Inchiesta de “L’Espresso”
Dalla Regina Elisabetta ad un ministro di Trump. Il ministro delle Finanze brasiliano e il tesoriere canadese. I “furbetti” del fisco non hanno nazionalità o etnia. E c’è da chiedersi cosa ci raccontano, se loro stessi non credono nella loro politica.
L’inchiesta del settimanale “L’Espresso” è spietata e fa nomi eccellenti.
La documentazione riguarda 13,7 milioni di dossier per migliaia di società offshore che sono collegate agli uomini politici tra i più potenti del globo.
Oltre ai politici, tra cui spicca tra gli altri la regina di Giordania, figurano i nomi di imprenditori, come ad esempio il co-fondatore di Microsoft, Paul Allen, e di artisti come Madonna e Bono.
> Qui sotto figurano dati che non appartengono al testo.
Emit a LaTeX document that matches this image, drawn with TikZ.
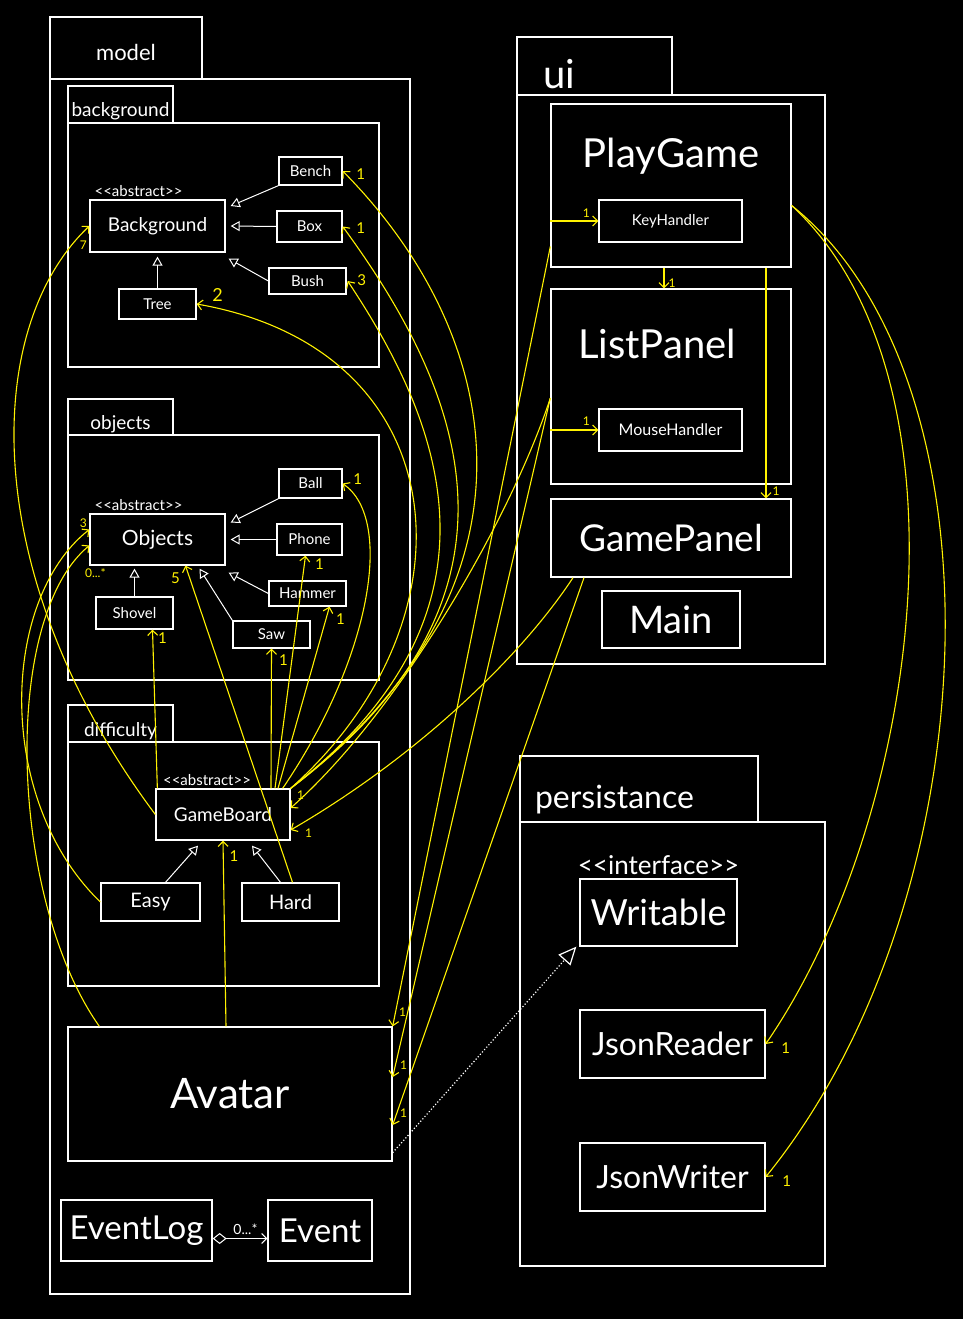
\documentclass[tikz,border=0pt]{standalone}
\usepackage{fontspec}
\setmainfont{Lato}
\usepackage{tikz}
\usetikzlibrary{arrows.meta}
\usetikzlibrary{positioning}
\newcommand{\fsz}[1]{\fontsize{#1}{#1}\selectfont}

\begin{document}
\begin{tikzpicture}[x=1pt, y=-1pt,
                    every node/.style={text=white, inner sep=0pt},
                    pkg/.style={draw=white, line width=1.3pt},
                    cls/.style={draw=white, line width=1.3pt},
                    isa/.style={draw=white, line width=1pt, -{Triangle[open, length=9pt, width=10pt]}},
                    has/.style={draw=yellow, line width=1.1pt, -{Straight Barb[length=5pt, width=10pt]}},
                    mult/.style={text=yellow, font=\fsz{15}}]
                    \tikzstyle{stereo}=[font=\fsz{15}, label distance=3pt]
                    \useasboundingbox (0,0) rectangle (963,1319);
                    \fill[black] (0,0) rectangle (963,1319);

                    % model
                    \node[pkg, minimum width=360pt, minimum height=1215pt] (Model) at (230,686.5) {};
                    \node[pkg, minimum width=152pt, minimum height=62pt, font=\fsz{22},
                          text height=26pt, text depth=0pt] (ModelTab) at (126,48) {model};

                    \node[pkg, minimum width=311pt, minimum height=244pt] (BackgroundPkg) at (223.5,245) {};
                    \node[pkg, minimum width=105pt, minimum height=37pt, font=\fsz{19},
                          text height=24pt, text depth=0pt] (BackgroundTab) at (120.5,104.5) {background};
                    \node[cls, minimum width=135pt, minimum height=52pt, font=\fsz{19},
                          label={[stereo, xshift=-19pt]north:<{}<abstract>{}>}] (Background) at (157.5,226) {Background};
                    \node[cls, minimum width=63pt, minimum height=28pt, font=\fsz{15}] (Bench) at (310.5,171) {Bench};
                    \node[cls, minimum width=65pt, minimum height=31pt, font=\fsz{15}] (Box) at (309.5,226.5) {Box};
                    \node[cls, minimum width=77pt, minimum height=26pt, font=\fsz{15}] (Bush) at (307.5,281) {Bush};
                    \node[cls, minimum width=77pt, minimum height=30pt, font=\fsz{15}] (Tree) at (157.5,304) {Tree};

                    \node[pkg, minimum width=311pt, minimum height=245pt] (ObjectsPkg) at (223.5,557.5) {};
                    \node[pkg, minimum width=105pt, minimum height=36pt, font=\fsz{19},
                          text height=25pt, text depth=0pt] (ObjectsTab) at (120.5,417) {objects};
                    \node[cls, minimum width=135pt, minimum height=51pt, font=\fsz{21},
                          label={[stereo, xshift=-19pt]north:<{}<abstract>{}>}] (Objects) at (157.5,539.5) {Objects};
                    \node[cls, minimum width=63pt, minimum height=29pt, font=\fsz{15}] (Ball) at (310.5,483.5) {Ball};
                    \node[cls, minimum width=65pt, minimum height=31pt, font=\fsz{15}] (Phone) at (309.5,539.5) {Phone};
                    \node[cls, minimum width=77pt, minimum height=25pt, font=\fsz{15}] (Hammer) at (307.5,593.5) {Hammer};
                    \node[cls, minimum width=77pt, minimum height=27pt, font=\fsz{15}] (Saw) at (271.5,634.5) {Saw};
                    \node[cls, minimum width=77pt, minimum height=32pt, font=\fsz{15}] (Shovel) at (134.5,613) {Shovel};

                    \node[pkg, minimum width=311pt, minimum height=244pt] (DifficultyPkg) at (223.5,864) {};
                    \node[pkg, minimum width=105pt, minimum height=37pt, font=\fsz{19},
                          text height=26pt, text depth=0pt] (DifficultyTab) at (120.5,723.5) {difficulty};
                    \node[cls, minimum width=134pt, minimum height=51pt, font=\fsz{19},
                          label={[stereo, xshift=-16pt]north:<{}<abstract>{}>}] (GameBoard) at (223,814.5) {GameBoard};
                    \node[cls, minimum width=99pt, minimum height=38pt, font=\fsz{20}] (Easy) at (150.5,902) {Easy};
                    \node[cls, minimum width=97pt, minimum height=38pt, font=\fsz{20}] (Hard) at (290.5,902) {Hard};

                    \node[cls, minimum width=324pt, minimum height=134pt, font=\fsz{42}] (Avatar) at (230,1094) {Avatar};
                    \node[cls, minimum width=151pt, minimum height=61pt, font=\fsz{33}] (EventLog) at (136.5,1230.5) {EventLog};
                    \node[cls, minimum width=104pt, minimum height=61pt, font=\fsz{33}] (Event) at (320,1230.5) {Event};

                    % ui
                    \node[pkg, minimum width=308pt, minimum height=569pt] (UI) at (671,379.5) {};
                    \node[pkg, minimum width=155pt, minimum height=58pt, font=\fsz{40},
                          inner xsep=26pt, text width=103pt, align=left,
                          text height=46pt, text depth=0pt] (UITab) at (594.5,66) {ui};
                    \node[cls, minimum width=240pt, minimum height=163pt,
                          label={[font=\fsz{40}, label distance=-71pt]north:PlayGame}] (PlayGame) at (671,185.5) {};
                    \node[cls, minimum width=143pt, minimum height=42pt, font=\fsz{15}] (KeyHandler) at (670.5,221) {KeyHandler};
                    \node[cls, minimum width=240pt, minimum height=195pt,
                          label={[font=\fsz{40}, label distance=-71pt, xshift=-14pt]north:ListPanel}] (ListPanel) at (671,386.5) {};
                    \node[cls, minimum width=143pt, minimum height=42pt, font=\fsz{16}] (MouseHandler) at (670.5,430) {MouseHandler};
                    \node[cls, minimum width=240pt, minimum height=78pt, font=\fsz{37}] (GamePanel) at (671,538) {GamePanel};
                    \node[cls, minimum width=138pt, minimum height=57pt, font=\fsz{38}] (Main) at (671,619.5) {Main};

                    % persistance
                    \node[pkg, minimum width=305pt, minimum height=444pt] (Persistance) at (672.5,1044) {};
                    \node[pkg, minimum width=238pt, minimum height=66pt, font=\fsz{32},
                          inner xsep=15pt, text width=208pt, align=left,
                          text height=38pt, text depth=0pt] (PersistanceTab) at (639,789) {persistance};
                    \node[cls, minimum width=157pt, minimum height=67pt, font=\fsz{36},
                          label={[font=\fsz{26}, label distance=3pt]north:<{}<interface>{}>}] (Writable) at (658.5,912.5) {Writable};
                    \node[cls, minimum width=185pt, minimum height=68pt, font=\fsz{32}] (JsonReader) at (672.5,1044) {JsonReader};
                    \node[cls, minimum width=185pt, minimum height=68pt, font=\fsz{32}] (JsonWriter) at (672.5,1177) {JsonWriter};

                    % inheritance
                    \draw[isa] (Bench.south west) -- ([xshift=5pt,yshift=20pt]Background.east);
                    \draw[isa] (Box.west) -- ([xshift=5pt]Background.east);
                    \draw[isa] (Bush.west) -- ([xshift=3pt,yshift=-6pt]Background.south east);
                    \draw[isa] (Tree.north) -- ([yshift=-4pt]Background.south);
                    \draw[isa] (Ball.south west) -- ([xshift=5pt,yshift=17pt]Objects.east);
                    \draw[isa] (Phone.west) -- ([xshift=5pt]Objects.east);
                    \draw[isa] (Hammer.west) -- ([xshift=3pt,yshift=-7pt]Objects.south east);
                    \draw[isa] (Saw.north west) -- ([xshift=42pt,yshift=-3pt]Objects.south);
                    \draw[isa] (Shovel.north) -- ([yshift=-3pt]Shovel.north |- Objects.south);
                    \draw[isa] ([xshift=15pt]Easy.north) -- ([xshift=-25pt,yshift=-5pt]GameBoard.south);
                    \draw[isa] ([xshift=-10pt]Hard.north) -- ([xshift=29pt,yshift=-5pt]GameBoard.south);
                    \draw[white, line width=1.2pt, dotted, -{Triangle[open, length=18pt, width=16pt]}]
                         ([yshift=9pt]Avatar.south east) -- ([xshift=-3pt]Writable.south west);
                    \draw[white, line width=1pt, {Diamond[open, length=14pt, width=11pt]}-{Straight Barb[length=5pt, width=10pt]}]
                         ([yshift=-8pt]EventLog.east) -- node[pos=0.6, above=3pt, font=\fsz{14}] {0...*} ([yshift=-8pt]Event.west);

                    % associations
                    \draw[has] (GameBoard.north east) .. controls (560,580) and (500,330) .. (Bench.east)
                         node[mult, xshift=18pt, yshift=-3pt] {1};
                    \draw[has] (GameBoard.north east) .. controls (540,600) and (470,400) .. (Box.east)
                         node[mult, xshift=18pt, yshift=-2pt] {1};
                    \draw[has] (GameBoard.north east) .. controls (520,610) and (440,420) .. ([xshift=1pt]Bush.east)
                         node[mult, xshift=14pt, yshift=1pt] {3};
                    \draw[has] (GameBoard.north east) .. controls (480,620) and (460,350) .. (Tree.east)
                         node[mult, font=\fsz{18}, xshift=21pt, yshift=9pt] {2};
                    \draw[has] ([xshift=-8pt]GameBoard.north east) .. controls (370,660) and (395,520) .. (Ball.east)
                         node[mult, xshift=15pt, yshift=4pt] {1};
                    \draw[has] ([xshift=52pt]GameBoard.north) -- ([xshift=-4pt]Phone.south)
                         node[mult, xshift=14pt, yshift=-8pt] {1};
                    \draw[has] ([xshift=55pt]GameBoard.north) -- ([xshift=22pt]Hammer.south)
                         node[mult, xshift=11pt, yshift=-12pt] {1};
                    \draw[has] ([xshift=48pt]GameBoard.north) -- (Saw.south)
                         node[mult, xshift=12pt, yshift=-11pt] {1};
                    \draw[has] ([xshift=2pt]GameBoard.north west) -- ([xshift=18pt]Shovel.south)
                         node[mult, xshift=10pt, yshift=-8pt] {1};
                    \draw[has] ([xshift=2pt]Hard.north) -- ([xshift=28pt]Objects.south)
                         node[mult, xshift=-10pt, yshift=-13pt] {5};
                    \draw[has] (GameBoard.west) .. controls (-20,580) and (-20,330) .. (Background.west)
                         node[mult, font=\fsz{12}, xshift=-6pt, yshift=-19pt] {7};
                    \draw[has] (Easy.west) .. controls (-5,800) and (0,600) .. ([yshift=10pt]Objects.west)
                         node[mult, font=\fsz{12}, xshift=-6pt, yshift=6pt] {3};
                    \draw[has] ([xshift=32pt]Avatar.north west) .. controls (10,900) and (0,620) .. ([yshift=-6pt]Objects.west)
                         node[mult, font=\fsz{12}, xshift=6pt, yshift=-28pt] {0...*};
                    \draw[has] ([xshift=-4pt]Avatar.north) -- (GameBoard.south)
                         node[mult, xshift=11pt, yshift=-15pt] {1};

                    \draw[has] (KeyHandler.west -| PlayGame.west) -- (KeyHandler.west)
                         node[mult, font=\fsz{12}, xshift=-12pt, yshift=8pt] {1};
                    \draw[has] ([xshift=-7pt]PlayGame.south) -- ([xshift=-7pt]ListPanel.north)
                         node[mult, font=\fsz{12}, xshift=8pt, yshift=5pt] {1};
                    \draw[has] ([xshift=95pt]PlayGame.south) -- ([xshift=95pt]GamePanel.north)
                         node[mult, font=\fsz{12}, xshift=10pt, yshift=7pt] {1};
                    \draw[has] (MouseHandler.west -| ListPanel.west) -- (MouseHandler.west)
                         node[mult, font=\fsz{12}, xshift=-12pt, yshift=9pt] {1};

                    \draw[has] ([yshift=-61pt]PlayGame.west) -- (Avatar.north east)
                         node[mult, font=\fsz{12}, xshift=10pt, yshift=14pt] {1};
                    \draw[has] ([yshift=-11.5pt]ListPanel.west) -- ([yshift=17pt]Avatar.east)
                         node[mult, font=\fsz{12}, xshift=11pt, yshift=12pt] {1};
                    \draw[has] ([xshift=-87pt]GamePanel.south) -- ([yshift=-31pt]Avatar.east)
                         node[mult, font=\fsz{12}, xshift=11pt, yshift=12pt] {1};
                    \draw[has] ([yshift=-11.5pt]ListPanel.west) .. controls (511,518) and (400,711) .. ([yshift=6.5pt]GameBoard.east)
                         node[mult, font=\fsz{12}, xshift=10pt, yshift=13pt] {1};
                    \draw[has] ([xshift=-98pt]GamePanel.south) .. controls (523,654) and (420,755) .. ([yshift=-15.5pt]GameBoard.east)
                         node[mult, font=\fsz{12}, xshift=18pt, yshift=-3pt] {1};

                    \draw[has] ([yshift=-20pt]PlayGame.east) .. controls (980,380) and (920,820) .. (JsonReader.east)
                         node[mult, xshift=20pt, yshift=-4pt] {1};
                    \draw[has] ([yshift=-20pt]PlayGame.east) .. controls (1010,380) and (990,900) .. (JsonWriter.east)
                         node[mult, xshift=21pt, yshift=-4pt] {1};
                \end{tikzpicture}
\end{document}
Non mancano i militari, il cui nome eccellente è quello di Wesley Clark, che ha ricoperto l’incarico di Comandante supremo della Nato in Europa.
La considerazione da fare è molto semplice: quanti sono tra loro quelli che attraverso proclami ci hanno invitato ad avere fiducia nelle politiche economiche dei vari rispettivi paesi? E quanti hanno addirittura promosso azioni di investimento che loro stessi non hanno effettuato?
Perché solo loro?
Il rischio è che l’inchiesta giornalistica “Paradise Papers” crei unicamente un’ondata di sdegno, senza però far riflettere sulla propria gravità.
Tra i denari investiti nei paesi di coloro che non ne hanno fiducia, ci sono sempre dei denari di gente che ha sudato una vita per avere il minimo sufficiente alla sopravvivenza. Mentre questi “ricconi” straparlano e fanno evidentemente gli imbonitori ai fini di giustificare la loro presenza in ambiti fruttuosi. Ai danni della “povera gente”. E per povera gente intendo tutti coloro che devono assistere passivamente e inermi a questi sconci.
Delle due una!
O si effettua una politica seria contro i paradisi fiscali, senza badare agli interessi incrociati e al castello di carte costruito in determinate oasi finanziarie (anche europee). Oppure si consenta anche ai normali cittadini di investire all’estero senza penalizzarli se “pescati” con le mani nella marmellata.
La seconda è una teoria ovviamente utopica. Perché ridurrebbe a zero la potenzialità economica di ogni Stato. Anche perché non si è mai pensata una cosa che dovrebbe essere sacrosanta: una volta pagate le tasse, con i denari residui dovrebbe essere concesso farne un po’ ciò che si vuole.
L’attuale sistema prevede invece, evidentemente, tassazioni su tassazioni. Prelevando sui redditi, e poi ancora su quanto frutta il residuo. Nessuno denuncia questa stortura. Ed il motivo è molto semplice: ai potenti non interessa questa ingiustizia, perché loro, portando i soldi nei paradisi fiscali, non vengono colpiti.